Given instruction
Repeat all the records exactly, omitting pictures.

Provided data
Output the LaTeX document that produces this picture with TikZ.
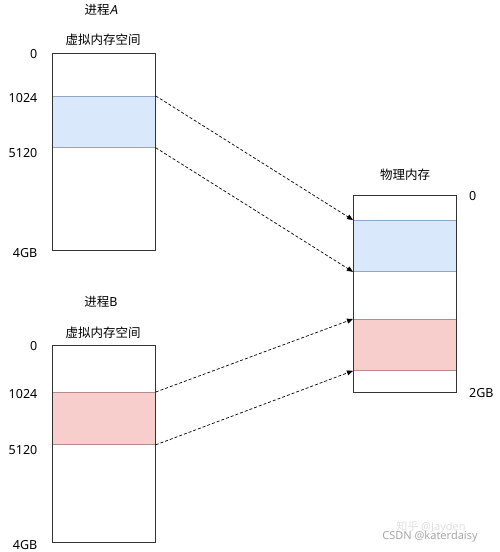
\documentclass[tikz,border=0pt]{standalone}
\usepackage{fontspec}
\setmainfont{Noto Sans}
\newfontfamily\cjk{Noto Sans CJK SC}
\newfontfamily\slantfont[FakeSlant=0.2]{Noto Sans}
\usetikzlibrary{arrows.meta,positioning}
\definecolor{bandblue}{HTML}{DAE8FC}
\definecolor{bandblueline}{HTML}{8FA6C4}
\definecolor{bandred}{HTML}{F8CECC}
\definecolor{bandredline}{HTML}{B88A88}

\begin{document}
\begin{tikzpicture}[x=1pt,y=-1pt,font=\fontsize{12.5}{14}\selectfont,
membox/.style={draw=black!80,line width=0.8pt,inner sep=0pt,minimum width=103pt,minimum height=197pt,anchor=north west},
blueband/.style={fill=bandblue,draw=bandblueline,line width=0.8pt,inner sep=0pt,minimum width=103pt,minimum height=51pt,anchor=north west},
redband/.style={fill=bandred,draw=bandredline,line width=0.8pt,inner sep=0pt,minimum width=103pt,minimum height=52pt,anchor=north west},
maparrow/.style={densely dashed,dash pattern=on 3pt off 2pt,line width=0.7pt,-{Triangle[length=6pt,width=5pt]}},
addr/.style={anchor=east,inner sep=0pt}]

\useasboundingbox (0,0) rectangle (500,552);

% Process A
\node (titleA) at (101,10) {{\cjk 进程}{\slantfont A}};
\node (vmlabelA) at (103,40) {\cjk 虚拟内存空间};
\node[blueband] (bandA) at (52,96) {};
\node[membox] (vmA) at (52,53) {};
\foreach \lab/\y in {0/54,1024/98,5120/153,4GB/253} \node[addr] (addrA-\lab) at (37.5,\y) {\lab};

% Process B
\node (titleB) at (101,302) {{\cjk 进程}B};
\node (vmlabelB) at (103,333) {\cjk 虚拟内存空间};
\node[redband] (bandB) at (52,392) {};
\node[membox] (vmB) at (52,345) {};
\foreach \lab/\y in {0/346,1024/394,5120/450,4GB/545} \node[addr] (addrB-\lab) at (37.5,\y) {\lab};

% Physical memory
\node (pmlabel) at (405,175) {\cjk 物理内存};
\node[blueband] (pblue) at (353,220) {};
\node[redband,minimum height=51pt] (pred) at (353,319) {};
\node[membox] (pm) at (353,195) {};
\node[anchor=west,inner sep=0pt] (pmtop) at (469,196) {0};
\node[anchor=west,inner sep=0pt] (pmend) at (469,393) {2GB};

% Mappings
\draw[maparrow] (bandA.north east) -- (pblue.north west);
\draw[maparrow] (bandA.south east) -- (pblue.south west);
\draw[maparrow] (bandB.north east) -- (pred.north west);
\draw[maparrow] (bandB.south east) -- (pred.south west);

% Watermarks
\node[gray!25,font=\fontsize{11}{12}\selectfont] (wm1) at (431,527) {{\cjk 知乎} @Jayden};
\node[gray!70,font=\fontsize{11}{12}\selectfont] (wm2) at (430,537) {CSDN @katerdaisy};

\end{tikzpicture}
\end{document}
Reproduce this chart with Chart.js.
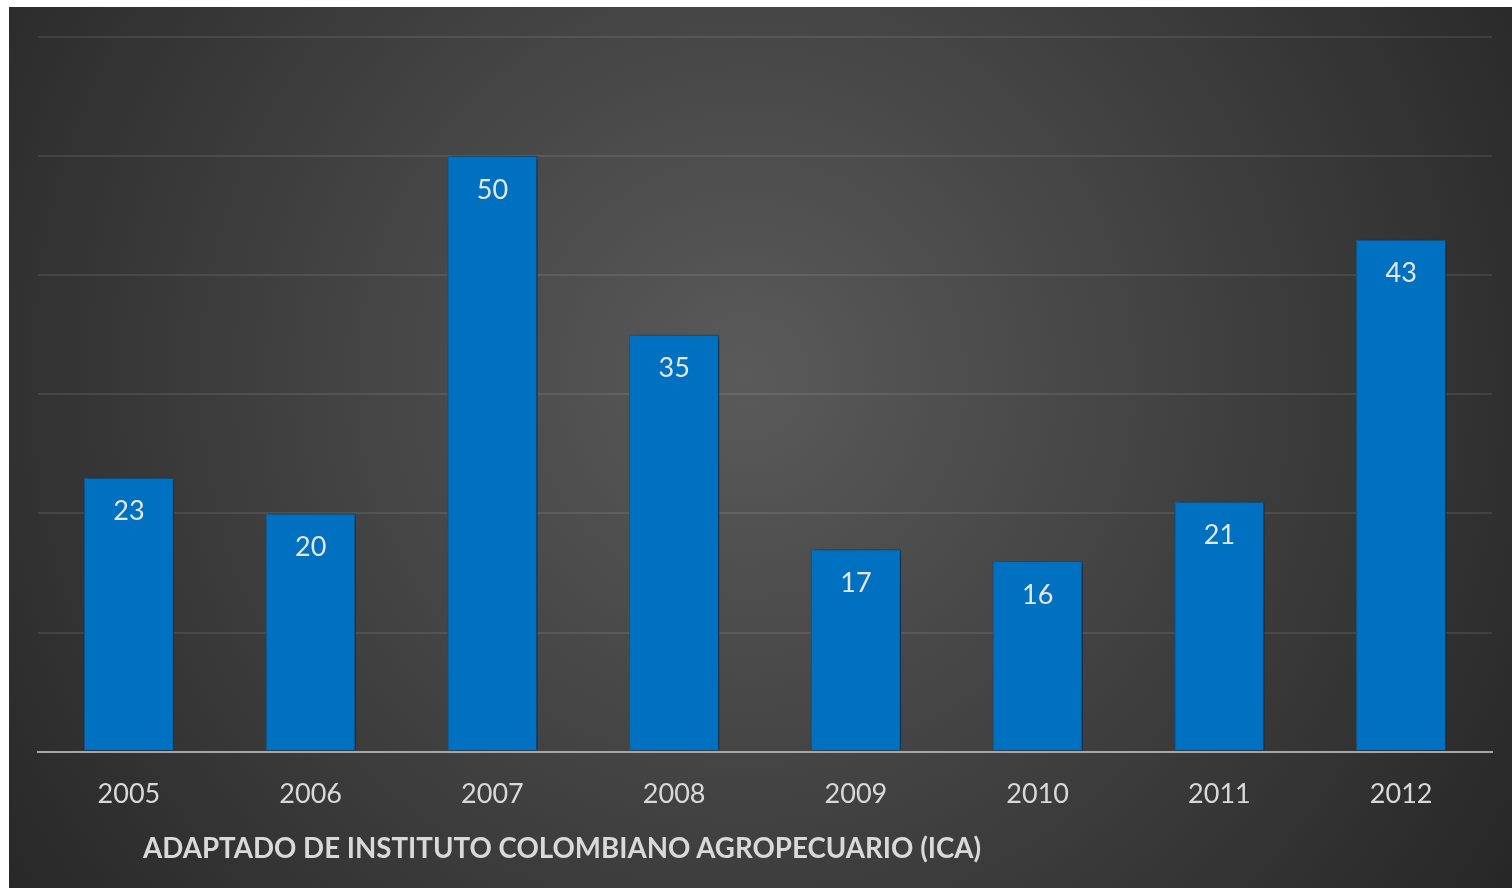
<!DOCTYPE html>
<html>
<head>
<meta charset="utf-8">
<script src="https://cdn.jsdelivr.net/npm/chart.js@4/dist/chart.umd.min.js"></script>
<style>
  html, body { margin: 0; padding: 0; background: #fff; }
  #wrap { position: absolute; left: 9px; top: 7px; width: 1503px; height: 881px; }
  #caption {
    position: absolute; left: 134px; top: 824px;
    font: bold 27.7px Lato, "Open Sans", sans-serif; color: #d9d9d9;
    white-space: nowrap;
  }
</style>
</head>
<body>
<div id="wrap">
  <canvas id="chart"></canvas>
  <div id="caption">ADAPTADO DE INSTITUTO COLOMBIANO AGROPECUARIO (ICA)</div>
</div>
<script>
const years = ['2005', '2006', '2007', '2008', '2009', '2010', '2011', '2012'];
const counts = [23, 20, 50, 35, 17, 16, 21, 43];
const yTicks = [0, 10, 20, 30, 40, 50, 60];

// dark radial backdrop behind the plot
const backdrop = {
  id: 'backdrop',
  beforeDraw(chart) {
    const { ctx, width, height } = chart;
    const g = ctx.createRadialGradient(width * 0.49, height * 0.42, 0, width * 0.49, height * 0.42, width * 0.62);
    g.addColorStop(0, '#5a5a5a');
    g.addColorStop(1, '#262626');
    ctx.save();
    ctx.fillStyle = g;
    ctx.fillRect(0, 0, width, height);
    ctx.restore();
  }
};

// soft shadow to the right of each bar
const barShadow = {
  id: 'barShadow',
  beforeDatasetDraw(chart) {
    const ctx = chart.ctx;
    ctx.save();
    ctx.shadowColor = 'rgba(0,0,0,0.65)';
    ctx.shadowBlur = 6;
    ctx.shadowOffsetX = 3;
    ctx.shadowOffsetY = 1;
  },
  afterDatasetDraw(chart) {
    chart.ctx.restore();
  }
};

// value labels just inside the top of each bar
const valueLabels = {
  id: 'valueLabels',
  afterDatasetsDraw(chart) {
    const ctx = chart.ctx;
    const meta = chart.getDatasetMeta(0);
    ctx.save();
    ctx.font = '27px Lato, "Open Sans", sans-serif';
    ctx.fillStyle = '#e6e6e6';
    ctx.textAlign = 'center';
    ctx.textBaseline = 'middle';
    meta.data.forEach((bar, i) => {
      ctx.fillText(String(counts[i]), bar.x, bar.y + 34);
    });
    ctx.restore();
  }
};

new Chart(document.getElementById('chart'), {
  type: 'bar',
  data: {
    labels: years,
    datasets: [{
      data: counts,
      backgroundColor: '#0070c0',
      borderColor: '#1a5c94',
      borderWidth: 1,
      categoryPercentage: 1,
      barPercentage: 0.496
    }]
  },
  options: {
    responsive: true,
    maintainAspectRatio: false,
    animation: false,
    layout: { padding: { left: 29, right: 20, top: 30, bottom: 52 } },
    scales: {
      x: {
        grid: { display: false, drawTicks: false },
        border: { color: '#a6a6a6', width: 2 },
        ticks: {
          color: '#d9d9d9',
          font: { family: 'Lato, "Open Sans", sans-serif', size: 27 },
          padding: 26
        }
      },
      y: {
        min: 0,
        max: 60,
        afterBuildTicks(axis) {
          axis.ticks = yTicks.map(v => ({ value: v }));
        },
        ticks: { display: false },
        border: { display: false },
        grid: { color: 'rgba(255,255,255,0.09)', lineWidth: 2, drawTicks: false }
      }
    },
    plugins: {
      legend: { display: false },
      title: { display: false },
      tooltip: { enabled: false }
    }
  },
  plugins: [backdrop, barShadow, valueLabels]
});
</script>
</body>
</html>
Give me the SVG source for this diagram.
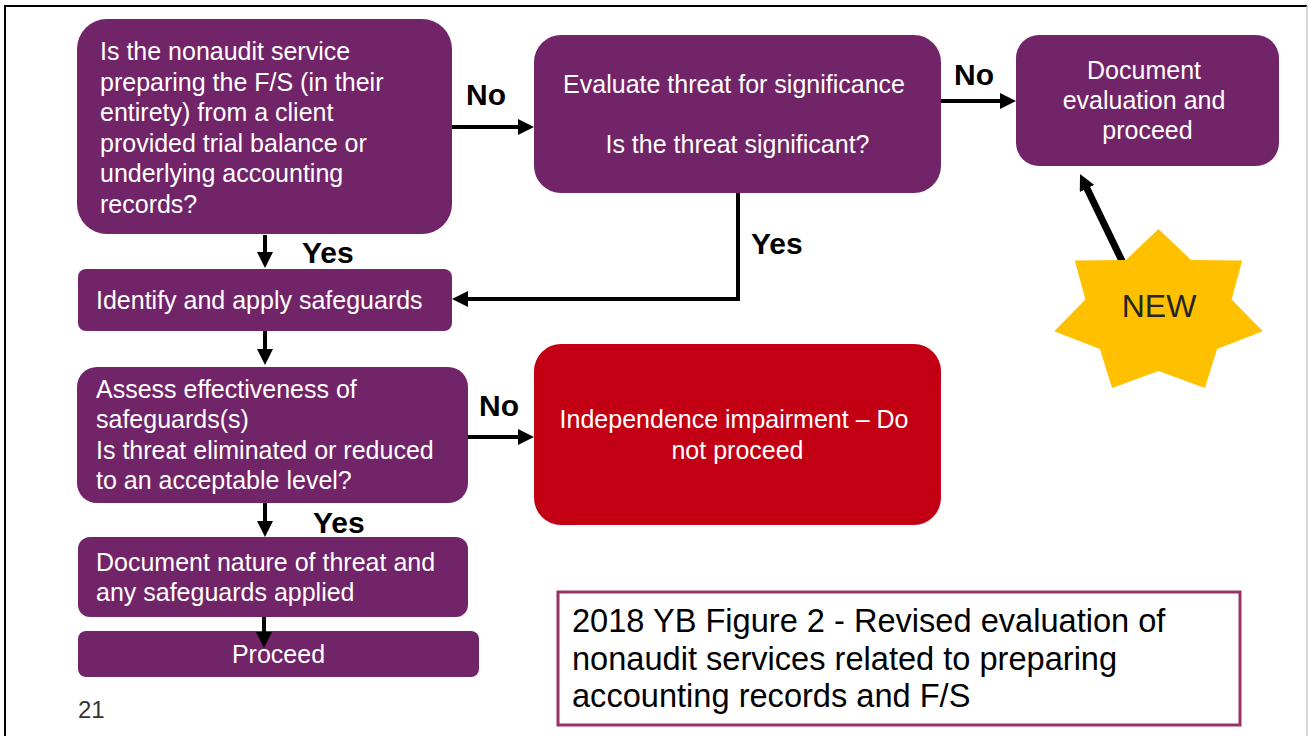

Written response
Output the LaTeX document that produces this picture with TikZ.
\documentclass[tikz,border=0pt]{standalone}
\usepackage{fontspec}
\setmainfont{Noto Sans}
\newfontfamily\cjk{Noto Sans CJK SC}
\newfontfamily\slantfont[FakeSlant=0.2]{Noto Sans}
\usetikzlibrary{arrows.meta,positioning}
\definecolor{bandblue}{HTML}{DAE8FC}
\definecolor{bandblueline}{HTML}{8FA6C4}
\definecolor{bandred}{HTML}{F8CECC}
\definecolor{bandredline}{HTML}{B88A88}

\begin{document}
\begin{tikzpicture}[x=1pt,y=-1pt,font=\fontsize{12.5}{14}\selectfont,
membox/.style={draw=black!80,line width=0.8pt,inner sep=0pt,minimum width=103pt,minimum height=197pt,anchor=north west},
blueband/.style={fill=bandblue,draw=bandblueline,line width=0.8pt,inner sep=0pt,minimum width=103pt,minimum height=51pt,anchor=north west},
redband/.style={fill=bandred,draw=bandredline,line width=0.8pt,inner sep=0pt,minimum width=103pt,minimum height=52pt,anchor=north west},
maparrow/.style={densely dashed,dash pattern=on 3pt off 2pt,line width=0.7pt,-{Triangle[length=6pt,width=5pt]}},
addr/.style={anchor=east,inner sep=0pt}]

\useasboundingbox (0,0) rectangle (500,552);

% Process A
\node (titleA) at (101,10) {{\cjk 进程}{\slantfont A}};
\node (vmlabelA) at (103,40) {\cjk 虚拟内存空间};
\node[blueband] (bandA) at (52,96) {};
\node[membox] (vmA) at (52,53) {};
\foreach \lab/\y in {0/54,1024/98,5120/153,4GB/253} \node[addr] (addrA-\lab) at (37.5,\y) {\lab};

% Process B
\node (titleB) at (101,302) {{\cjk 进程}B};
\node (vmlabelB) at (103,333) {\cjk 虚拟内存空间};
\node[redband] (bandB) at (52,392) {};
\node[membox] (vmB) at (52,345) {};
\foreach \lab/\y in {0/346,1024/394,5120/450,4GB/545} \node[addr] (addrB-\lab) at (37.5,\y) {\lab};

% Physical memory
\node (pmlabel) at (405,175) {\cjk 物理内存};
\node[blueband] (pblue) at (353,220) {};
\node[redband,minimum height=51pt] (pred) at (353,319) {};
\node[membox] (pm) at (353,195) {};
\node[anchor=west,inner sep=0pt] (pmtop) at (469,196) {0};
\node[anchor=west,inner sep=0pt] (pmend) at (469,393) {2GB};

% Mappings
\draw[maparrow] (bandA.north east) -- (pblue.north west);
\draw[maparrow] (bandA.south east) -- (pblue.south west);
\draw[maparrow] (bandB.north east) -- (pred.north west);
\draw[maparrow] (bandB.south east) -- (pred.south west);

% Watermarks
\node[gray!25,font=\fontsize{11}{12}\selectfont] (wm1) at (431,527) {{\cjk 知乎} @Jayden};
\node[gray!70,font=\fontsize{11}{12}\selectfont] (wm2) at (430,537) {CSDN @katerdaisy};

\end{tikzpicture}
\end{document}
Reproduce this chart with Chart.js.
<!DOCTYPE html>
<html>
<head>
<meta charset="utf-8">
<script src="https://cdn.jsdelivr.net/npm/chart.js@4/dist/chart.umd.min.js"></script>
<style>
  html, body { margin: 0; padding: 0; background: #fff; }
  #wrap { position: absolute; left: 9px; top: 7px; width: 1503px; height: 881px; }
  #caption {
    position: absolute; left: 134px; top: 824px;
    font: bold 27.7px Lato, "Open Sans", sans-serif; color: #d9d9d9;
    white-space: nowrap;
  }
</style>
</head>
<body>
<div id="wrap">
  <canvas id="chart"></canvas>
  <div id="caption">ADAPTADO DE INSTITUTO COLOMBIANO AGROPECUARIO (ICA)</div>
</div>
<script>
const years = ['2005', '2006', '2007', '2008', '2009', '2010', '2011', '2012'];
const counts = [23, 20, 50, 35, 17, 16, 21, 43];
const yTicks = [0, 10, 20, 30, 40, 50, 60];

// dark radial backdrop behind the plot
const backdrop = {
  id: 'backdrop',
  beforeDraw(chart) {
    const { ctx, width, height } = chart;
    const g = ctx.createRadialGradient(width * 0.49, height * 0.42, 0, width * 0.49, height * 0.42, width * 0.62);
    g.addColorStop(0, '#5a5a5a');
    g.addColorStop(1, '#262626');
    ctx.save();
    ctx.fillStyle = g;
    ctx.fillRect(0, 0, width, height);
    ctx.restore();
  }
};

// soft shadow to the right of each bar
const barShadow = {
  id: 'barShadow',
  beforeDatasetDraw(chart) {
    const ctx = chart.ctx;
    ctx.save();
    ctx.shadowColor = 'rgba(0,0,0,0.65)';
    ctx.shadowBlur = 6;
    ctx.shadowOffsetX = 3;
    ctx.shadowOffsetY = 1;
  },
  afterDatasetDraw(chart) {
    chart.ctx.restore();
  }
};

// value labels just inside the top of each bar
const valueLabels = {
  id: 'valueLabels',
  afterDatasetsDraw(chart) {
    const ctx = chart.ctx;
    const meta = chart.getDatasetMeta(0);
    ctx.save();
    ctx.font = '27px Lato, "Open Sans", sans-serif';
    ctx.fillStyle = '#e6e6e6';
    ctx.textAlign = 'center';
    ctx.textBaseline = 'middle';
    meta.data.forEach((bar, i) => {
      ctx.fillText(String(counts[i]), bar.x, bar.y + 34);
    });
    ctx.restore();
  }
};

new Chart(document.getElementById('chart'), {
  type: 'bar',
  data: {
    labels: years,
    datasets: [{
      data: counts,
      backgroundColor: '#0070c0',
      borderColor: '#1a5c94',
      borderWidth: 1,
      categoryPercentage: 1,
      barPercentage: 0.496
    }]
  },
  options: {
    responsive: true,
    maintainAspectRatio: false,
    animation: false,
    layout: { padding: { left: 29, right: 20, top: 30, bottom: 52 } },
    scales: {
      x: {
        grid: { display: false, drawTicks: false },
        border: { color: '#a6a6a6', width: 2 },
        ticks: {
          color: '#d9d9d9',
          font: { family: 'Lato, "Open Sans", sans-serif', size: 27 },
          padding: 26
        }
      },
      y: {
        min: 0,
        max: 60,
        afterBuildTicks(axis) {
          axis.ticks = yTicks.map(v => ({ value: v }));
        },
        ticks: { display: false },
        border: { display: false },
        grid: { color: 'rgba(255,255,255,0.09)', lineWidth: 2, drawTicks: false }
      }
    },
    plugins: {
      legend: { display: false },
      title: { display: false },
      tooltip: { enabled: false }
    }
  },
  plugins: [backdrop, barShadow, valueLabels]
});
</script>
</body>
</html>
Give me the SVG source for this diagram.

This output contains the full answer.